SET TASK:
The data below should be restated word for word, with every picture omitted.

RAW DATA:
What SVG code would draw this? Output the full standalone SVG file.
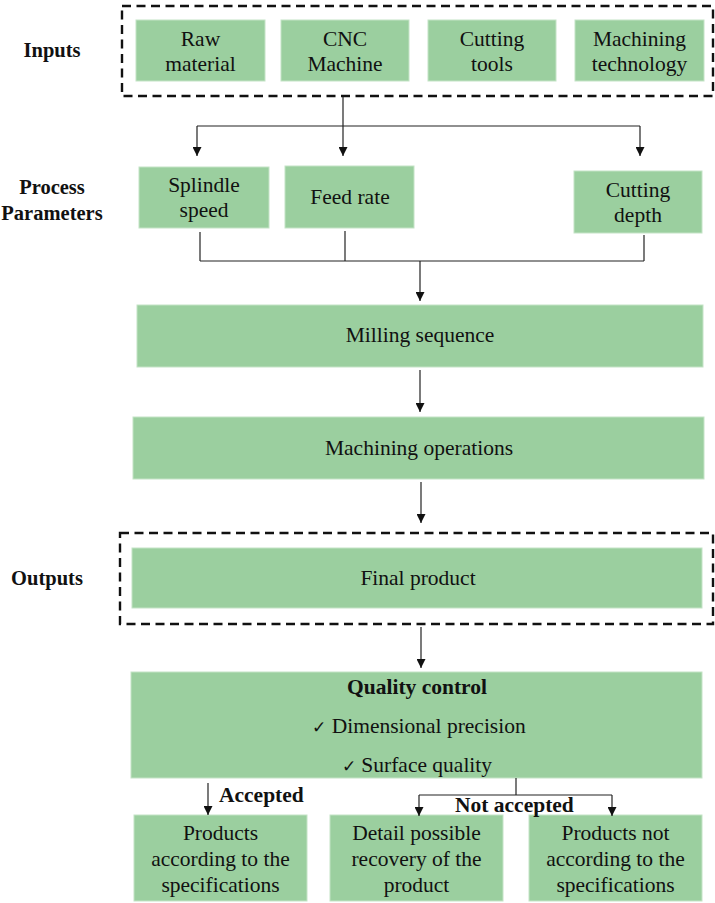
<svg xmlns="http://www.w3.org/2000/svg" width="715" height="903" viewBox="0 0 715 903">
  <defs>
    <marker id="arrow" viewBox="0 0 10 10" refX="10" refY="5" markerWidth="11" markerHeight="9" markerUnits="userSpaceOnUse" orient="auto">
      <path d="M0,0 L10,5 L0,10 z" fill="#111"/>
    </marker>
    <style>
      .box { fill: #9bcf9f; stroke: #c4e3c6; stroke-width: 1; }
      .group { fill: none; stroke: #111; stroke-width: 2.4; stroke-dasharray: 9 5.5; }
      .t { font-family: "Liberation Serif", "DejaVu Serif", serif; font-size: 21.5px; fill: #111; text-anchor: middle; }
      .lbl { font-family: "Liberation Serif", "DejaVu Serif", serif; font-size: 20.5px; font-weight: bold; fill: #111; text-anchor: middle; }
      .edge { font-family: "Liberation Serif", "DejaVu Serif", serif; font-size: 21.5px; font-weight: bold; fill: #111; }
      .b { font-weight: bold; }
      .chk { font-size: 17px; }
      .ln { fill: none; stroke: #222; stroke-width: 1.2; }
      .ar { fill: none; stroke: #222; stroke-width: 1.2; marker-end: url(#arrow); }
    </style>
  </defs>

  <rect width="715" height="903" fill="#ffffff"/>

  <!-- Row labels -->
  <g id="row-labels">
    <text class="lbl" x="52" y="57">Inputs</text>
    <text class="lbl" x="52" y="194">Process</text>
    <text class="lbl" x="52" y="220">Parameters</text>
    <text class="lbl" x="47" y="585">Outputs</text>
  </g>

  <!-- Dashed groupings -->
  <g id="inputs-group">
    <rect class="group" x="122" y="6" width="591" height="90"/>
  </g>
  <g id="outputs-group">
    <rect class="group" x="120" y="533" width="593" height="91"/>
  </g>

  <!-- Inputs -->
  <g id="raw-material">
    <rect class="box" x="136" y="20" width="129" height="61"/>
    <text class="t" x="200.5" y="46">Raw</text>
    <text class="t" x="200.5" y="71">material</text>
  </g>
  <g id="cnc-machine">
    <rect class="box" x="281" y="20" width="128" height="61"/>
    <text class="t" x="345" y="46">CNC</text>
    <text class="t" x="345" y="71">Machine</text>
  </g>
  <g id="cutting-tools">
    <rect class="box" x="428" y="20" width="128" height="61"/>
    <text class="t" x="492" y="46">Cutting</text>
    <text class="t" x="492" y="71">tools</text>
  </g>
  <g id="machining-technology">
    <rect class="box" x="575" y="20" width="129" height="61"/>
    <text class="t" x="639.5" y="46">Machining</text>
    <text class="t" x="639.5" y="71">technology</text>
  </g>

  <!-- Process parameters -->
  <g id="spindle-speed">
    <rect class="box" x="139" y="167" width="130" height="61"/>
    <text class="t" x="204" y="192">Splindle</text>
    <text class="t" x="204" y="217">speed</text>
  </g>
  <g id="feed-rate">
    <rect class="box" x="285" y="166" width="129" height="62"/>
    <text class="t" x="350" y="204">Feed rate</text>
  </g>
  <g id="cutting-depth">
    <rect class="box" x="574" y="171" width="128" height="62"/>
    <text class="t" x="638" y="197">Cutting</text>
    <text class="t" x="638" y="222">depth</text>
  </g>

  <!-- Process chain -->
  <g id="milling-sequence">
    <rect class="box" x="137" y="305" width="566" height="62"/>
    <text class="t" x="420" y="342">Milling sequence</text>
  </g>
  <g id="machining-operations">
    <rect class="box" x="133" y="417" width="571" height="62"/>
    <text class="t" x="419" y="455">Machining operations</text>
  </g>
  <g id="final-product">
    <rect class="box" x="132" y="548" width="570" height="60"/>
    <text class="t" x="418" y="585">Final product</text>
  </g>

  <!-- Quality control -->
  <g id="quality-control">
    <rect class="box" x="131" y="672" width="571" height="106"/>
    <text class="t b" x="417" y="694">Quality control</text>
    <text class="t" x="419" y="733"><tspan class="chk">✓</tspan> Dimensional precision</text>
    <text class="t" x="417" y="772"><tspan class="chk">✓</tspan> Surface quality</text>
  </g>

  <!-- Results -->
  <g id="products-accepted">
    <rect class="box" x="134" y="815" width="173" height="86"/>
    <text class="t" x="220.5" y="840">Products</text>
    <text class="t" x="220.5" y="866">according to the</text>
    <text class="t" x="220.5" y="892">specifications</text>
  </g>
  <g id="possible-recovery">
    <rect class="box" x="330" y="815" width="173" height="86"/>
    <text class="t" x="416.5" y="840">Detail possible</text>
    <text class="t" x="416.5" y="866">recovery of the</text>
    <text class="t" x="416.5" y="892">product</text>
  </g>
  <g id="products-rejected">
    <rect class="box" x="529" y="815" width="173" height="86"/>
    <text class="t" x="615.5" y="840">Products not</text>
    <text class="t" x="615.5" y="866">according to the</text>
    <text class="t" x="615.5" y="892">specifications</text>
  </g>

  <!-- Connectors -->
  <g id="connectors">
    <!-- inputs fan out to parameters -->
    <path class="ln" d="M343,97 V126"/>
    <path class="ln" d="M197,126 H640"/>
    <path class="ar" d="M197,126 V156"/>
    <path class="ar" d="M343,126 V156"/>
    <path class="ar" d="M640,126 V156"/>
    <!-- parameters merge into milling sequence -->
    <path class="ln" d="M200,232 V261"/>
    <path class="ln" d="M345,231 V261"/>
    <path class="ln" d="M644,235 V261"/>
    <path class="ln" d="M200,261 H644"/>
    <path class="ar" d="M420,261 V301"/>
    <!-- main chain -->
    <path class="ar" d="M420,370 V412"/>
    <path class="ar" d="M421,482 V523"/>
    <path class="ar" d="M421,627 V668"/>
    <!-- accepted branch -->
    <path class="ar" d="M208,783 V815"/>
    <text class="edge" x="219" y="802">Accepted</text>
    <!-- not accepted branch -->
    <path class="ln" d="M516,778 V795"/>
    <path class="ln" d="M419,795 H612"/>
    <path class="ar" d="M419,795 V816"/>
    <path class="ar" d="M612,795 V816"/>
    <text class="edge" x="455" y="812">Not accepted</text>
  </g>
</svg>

TASK RESPONSE:
What SVG code would draw this? Output the full standalone SVG file.
<svg xmlns="http://www.w3.org/2000/svg" width="715" height="903" viewBox="0 0 715 903">
  <defs>
    <marker id="arrow" viewBox="0 0 10 10" refX="10" refY="5" markerWidth="11" markerHeight="9" markerUnits="userSpaceOnUse" orient="auto">
      <path d="M0,0 L10,5 L0,10 z" fill="#111"/>
    </marker>
    <style>
      .box { fill: #9bcf9f; stroke: #c4e3c6; stroke-width: 1; }
      .group { fill: none; stroke: #111; stroke-width: 2.4; stroke-dasharray: 9 5.5; }
      .t { font-family: "Liberation Serif", "DejaVu Serif", serif; font-size: 21.5px; fill: #111; text-anchor: middle; }
      .lbl { font-family: "Liberation Serif", "DejaVu Serif", serif; font-size: 20.5px; font-weight: bold; fill: #111; text-anchor: middle; }
      .edge { font-family: "Liberation Serif", "DejaVu Serif", serif; font-size: 21.5px; font-weight: bold; fill: #111; }
      .b { font-weight: bold; }
      .chk { font-size: 17px; }
      .ln { fill: none; stroke: #222; stroke-width: 1.2; }
      .ar { fill: none; stroke: #222; stroke-width: 1.2; marker-end: url(#arrow); }
    </style>
  </defs>

  <rect width="715" height="903" fill="#ffffff"/>

  <!-- Row labels -->
  <g id="row-labels">
    <text class="lbl" x="52" y="57">Inputs</text>
    <text class="lbl" x="52" y="194">Process</text>
    <text class="lbl" x="52" y="220">Parameters</text>
    <text class="lbl" x="47" y="585">Outputs</text>
  </g>

  <!-- Dashed groupings -->
  <g id="inputs-group">
    <rect class="group" x="122" y="6" width="591" height="90"/>
  </g>
  <g id="outputs-group">
    <rect class="group" x="120" y="533" width="593" height="91"/>
  </g>

  <!-- Inputs -->
  <g id="raw-material">
    <rect class="box" x="136" y="20" width="129" height="61"/>
    <text class="t" x="200.5" y="46">Raw</text>
    <text class="t" x="200.5" y="71">material</text>
  </g>
  <g id="cnc-machine">
    <rect class="box" x="281" y="20" width="128" height="61"/>
    <text class="t" x="345" y="46">CNC</text>
    <text class="t" x="345" y="71">Machine</text>
  </g>
  <g id="cutting-tools">
    <rect class="box" x="428" y="20" width="128" height="61"/>
    <text class="t" x="492" y="46">Cutting</text>
    <text class="t" x="492" y="71">tools</text>
  </g>
  <g id="machining-technology">
    <rect class="box" x="575" y="20" width="129" height="61"/>
    <text class="t" x="639.5" y="46">Machining</text>
    <text class="t" x="639.5" y="71">technology</text>
  </g>

  <!-- Process parameters -->
  <g id="spindle-speed">
    <rect class="box" x="139" y="167" width="130" height="61"/>
    <text class="t" x="204" y="192">Splindle</text>
    <text class="t" x="204" y="217">speed</text>
  </g>
  <g id="feed-rate">
    <rect class="box" x="285" y="166" width="129" height="62"/>
    <text class="t" x="350" y="204">Feed rate</text>
  </g>
  <g id="cutting-depth">
    <rect class="box" x="574" y="171" width="128" height="62"/>
    <text class="t" x="638" y="197">Cutting</text>
    <text class="t" x="638" y="222">depth</text>
  </g>

  <!-- Process chain -->
  <g id="milling-sequence">
    <rect class="box" x="137" y="305" width="566" height="62"/>
    <text class="t" x="420" y="342">Milling sequence</text>
  </g>
  <g id="machining-operations">
    <rect class="box" x="133" y="417" width="571" height="62"/>
    <text class="t" x="419" y="455">Machining operations</text>
  </g>
  <g id="final-product">
    <rect class="box" x="132" y="548" width="570" height="60"/>
    <text class="t" x="418" y="585">Final product</text>
  </g>

  <!-- Quality control -->
  <g id="quality-control">
    <rect class="box" x="131" y="672" width="571" height="106"/>
    <text class="t b" x="417" y="694">Quality control</text>
    <text class="t" x="419" y="733"><tspan class="chk">✓</tspan> Dimensional precision</text>
    <text class="t" x="417" y="772"><tspan class="chk">✓</tspan> Surface quality</text>
  </g>

  <!-- Results -->
  <g id="products-accepted">
    <rect class="box" x="134" y="815" width="173" height="86"/>
    <text class="t" x="220.5" y="840">Products</text>
    <text class="t" x="220.5" y="866">according to the</text>
    <text class="t" x="220.5" y="892">specifications</text>
  </g>
  <g id="possible-recovery">
    <rect class="box" x="330" y="815" width="173" height="86"/>
    <text class="t" x="416.5" y="840">Detail possible</text>
    <text class="t" x="416.5" y="866">recovery of the</text>
    <text class="t" x="416.5" y="892">product</text>
  </g>
  <g id="products-rejected">
    <rect class="box" x="529" y="815" width="173" height="86"/>
    <text class="t" x="615.5" y="840">Products not</text>
    <text class="t" x="615.5" y="866">according to the</text>
    <text class="t" x="615.5" y="892">specifications</text>
  </g>

  <!-- Connectors -->
  <g id="connectors">
    <!-- inputs fan out to parameters -->
    <path class="ln" d="M343,97 V126"/>
    <path class="ln" d="M197,126 H640"/>
    <path class="ar" d="M197,126 V156"/>
    <path class="ar" d="M343,126 V156"/>
    <path class="ar" d="M640,126 V156"/>
    <!-- parameters merge into milling sequence -->
    <path class="ln" d="M200,232 V261"/>
    <path class="ln" d="M345,231 V261"/>
    <path class="ln" d="M644,235 V261"/>
    <path class="ln" d="M200,261 H644"/>
    <path class="ar" d="M420,261 V301"/>
    <!-- main chain -->
    <path class="ar" d="M420,370 V412"/>
    <path class="ar" d="M421,482 V523"/>
    <path class="ar" d="M421,627 V668"/>
    <!-- accepted branch -->
    <path class="ar" d="M208,783 V815"/>
    <text class="edge" x="219" y="802">Accepted</text>
    <!-- not accepted branch -->
    <path class="ln" d="M516,778 V795"/>
    <path class="ln" d="M419,795 H612"/>
    <path class="ar" d="M419,795 V816"/>
    <path class="ar" d="M612,795 V816"/>
    <text class="edge" x="455" y="812">Not accepted</text>
  </g>
</svg>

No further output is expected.